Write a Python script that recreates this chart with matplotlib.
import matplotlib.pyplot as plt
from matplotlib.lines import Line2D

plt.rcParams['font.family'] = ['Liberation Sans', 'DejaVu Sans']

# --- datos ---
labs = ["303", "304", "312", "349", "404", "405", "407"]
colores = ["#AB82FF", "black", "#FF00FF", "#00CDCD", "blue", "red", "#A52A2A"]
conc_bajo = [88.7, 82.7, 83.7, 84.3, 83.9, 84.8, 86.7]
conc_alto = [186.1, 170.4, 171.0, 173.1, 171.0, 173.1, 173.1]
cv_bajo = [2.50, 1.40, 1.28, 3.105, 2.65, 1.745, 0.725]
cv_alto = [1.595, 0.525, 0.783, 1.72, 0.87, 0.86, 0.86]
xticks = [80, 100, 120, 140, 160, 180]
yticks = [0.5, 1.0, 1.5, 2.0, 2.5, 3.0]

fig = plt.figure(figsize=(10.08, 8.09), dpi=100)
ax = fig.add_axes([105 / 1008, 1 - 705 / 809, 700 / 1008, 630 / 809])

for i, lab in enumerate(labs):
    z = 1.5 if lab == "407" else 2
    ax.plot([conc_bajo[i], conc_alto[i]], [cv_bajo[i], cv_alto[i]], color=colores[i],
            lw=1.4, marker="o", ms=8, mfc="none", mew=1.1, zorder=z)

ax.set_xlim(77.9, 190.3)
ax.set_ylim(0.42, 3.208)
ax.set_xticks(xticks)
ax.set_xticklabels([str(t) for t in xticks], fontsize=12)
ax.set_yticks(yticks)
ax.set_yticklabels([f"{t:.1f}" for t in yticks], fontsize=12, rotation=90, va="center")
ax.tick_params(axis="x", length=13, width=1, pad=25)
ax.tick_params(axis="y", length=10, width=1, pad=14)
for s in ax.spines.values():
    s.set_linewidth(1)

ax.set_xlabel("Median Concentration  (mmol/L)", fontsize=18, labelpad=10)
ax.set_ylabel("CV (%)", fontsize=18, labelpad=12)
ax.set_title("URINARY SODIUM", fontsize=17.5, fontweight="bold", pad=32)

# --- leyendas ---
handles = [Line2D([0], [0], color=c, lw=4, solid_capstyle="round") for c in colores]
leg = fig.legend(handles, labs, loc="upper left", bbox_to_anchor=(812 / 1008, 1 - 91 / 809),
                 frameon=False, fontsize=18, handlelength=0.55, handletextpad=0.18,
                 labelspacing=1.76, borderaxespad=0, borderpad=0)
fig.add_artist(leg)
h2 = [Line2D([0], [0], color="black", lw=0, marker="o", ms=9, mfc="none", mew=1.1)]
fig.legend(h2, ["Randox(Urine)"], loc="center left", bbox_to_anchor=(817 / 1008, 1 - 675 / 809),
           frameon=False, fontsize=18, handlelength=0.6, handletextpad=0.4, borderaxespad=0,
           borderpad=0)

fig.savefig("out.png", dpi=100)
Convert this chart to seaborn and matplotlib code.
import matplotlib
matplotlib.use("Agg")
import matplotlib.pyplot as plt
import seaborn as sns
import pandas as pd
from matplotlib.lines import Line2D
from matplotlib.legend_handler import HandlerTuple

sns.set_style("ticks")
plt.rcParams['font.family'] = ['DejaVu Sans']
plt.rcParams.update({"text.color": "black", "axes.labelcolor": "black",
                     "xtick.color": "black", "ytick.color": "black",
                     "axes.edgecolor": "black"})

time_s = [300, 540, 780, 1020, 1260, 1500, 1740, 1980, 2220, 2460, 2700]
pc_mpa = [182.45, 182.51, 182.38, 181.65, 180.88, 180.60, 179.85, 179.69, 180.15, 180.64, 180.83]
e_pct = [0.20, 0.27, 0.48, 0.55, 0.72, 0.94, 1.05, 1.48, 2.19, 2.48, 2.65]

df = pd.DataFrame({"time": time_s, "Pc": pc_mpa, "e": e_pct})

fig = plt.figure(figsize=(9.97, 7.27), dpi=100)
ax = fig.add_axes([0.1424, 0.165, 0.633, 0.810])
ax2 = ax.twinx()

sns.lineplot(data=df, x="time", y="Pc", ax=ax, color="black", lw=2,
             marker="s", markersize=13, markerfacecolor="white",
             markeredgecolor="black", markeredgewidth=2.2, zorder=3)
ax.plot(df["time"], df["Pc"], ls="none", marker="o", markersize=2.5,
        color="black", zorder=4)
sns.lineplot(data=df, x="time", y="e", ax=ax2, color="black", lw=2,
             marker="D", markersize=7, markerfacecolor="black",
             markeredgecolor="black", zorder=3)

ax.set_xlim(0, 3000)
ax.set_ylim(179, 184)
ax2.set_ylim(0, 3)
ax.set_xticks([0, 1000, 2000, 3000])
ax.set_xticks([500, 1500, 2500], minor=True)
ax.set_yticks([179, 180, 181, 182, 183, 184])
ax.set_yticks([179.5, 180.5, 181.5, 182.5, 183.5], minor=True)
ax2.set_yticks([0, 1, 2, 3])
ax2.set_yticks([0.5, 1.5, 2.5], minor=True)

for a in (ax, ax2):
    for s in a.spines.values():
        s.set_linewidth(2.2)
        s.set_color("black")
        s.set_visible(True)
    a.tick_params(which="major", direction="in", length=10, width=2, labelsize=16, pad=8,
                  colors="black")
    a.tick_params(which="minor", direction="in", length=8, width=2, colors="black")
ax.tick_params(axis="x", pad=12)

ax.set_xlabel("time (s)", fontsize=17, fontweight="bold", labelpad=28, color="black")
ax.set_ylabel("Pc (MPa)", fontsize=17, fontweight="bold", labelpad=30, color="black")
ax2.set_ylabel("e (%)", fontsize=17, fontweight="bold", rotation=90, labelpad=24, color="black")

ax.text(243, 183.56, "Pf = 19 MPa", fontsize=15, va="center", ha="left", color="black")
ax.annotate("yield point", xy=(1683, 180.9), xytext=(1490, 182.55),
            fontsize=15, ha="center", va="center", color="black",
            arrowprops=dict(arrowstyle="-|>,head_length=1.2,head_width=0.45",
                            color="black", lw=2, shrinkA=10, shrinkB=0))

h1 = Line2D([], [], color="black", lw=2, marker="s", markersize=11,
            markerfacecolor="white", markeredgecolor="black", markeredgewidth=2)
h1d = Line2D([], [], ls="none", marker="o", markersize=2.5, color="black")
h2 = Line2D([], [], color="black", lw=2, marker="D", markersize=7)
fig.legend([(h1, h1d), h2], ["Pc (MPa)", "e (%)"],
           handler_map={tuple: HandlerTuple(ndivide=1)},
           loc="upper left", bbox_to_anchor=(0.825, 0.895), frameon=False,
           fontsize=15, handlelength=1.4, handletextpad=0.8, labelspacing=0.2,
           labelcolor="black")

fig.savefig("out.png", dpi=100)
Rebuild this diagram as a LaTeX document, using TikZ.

## To be done
From the first line of the records above to the line that contains "plt.rcParams['font.family'] = ['Liberation", quote each line exactly.

## Correct answer
Write a Python script that recreates this chart with matplotlib.
import matplotlib.pyplot as plt
from matplotlib.lines import Line2D

plt.rcParams['font.family'] = ['Liberation Sans', 'DejaVu Sans']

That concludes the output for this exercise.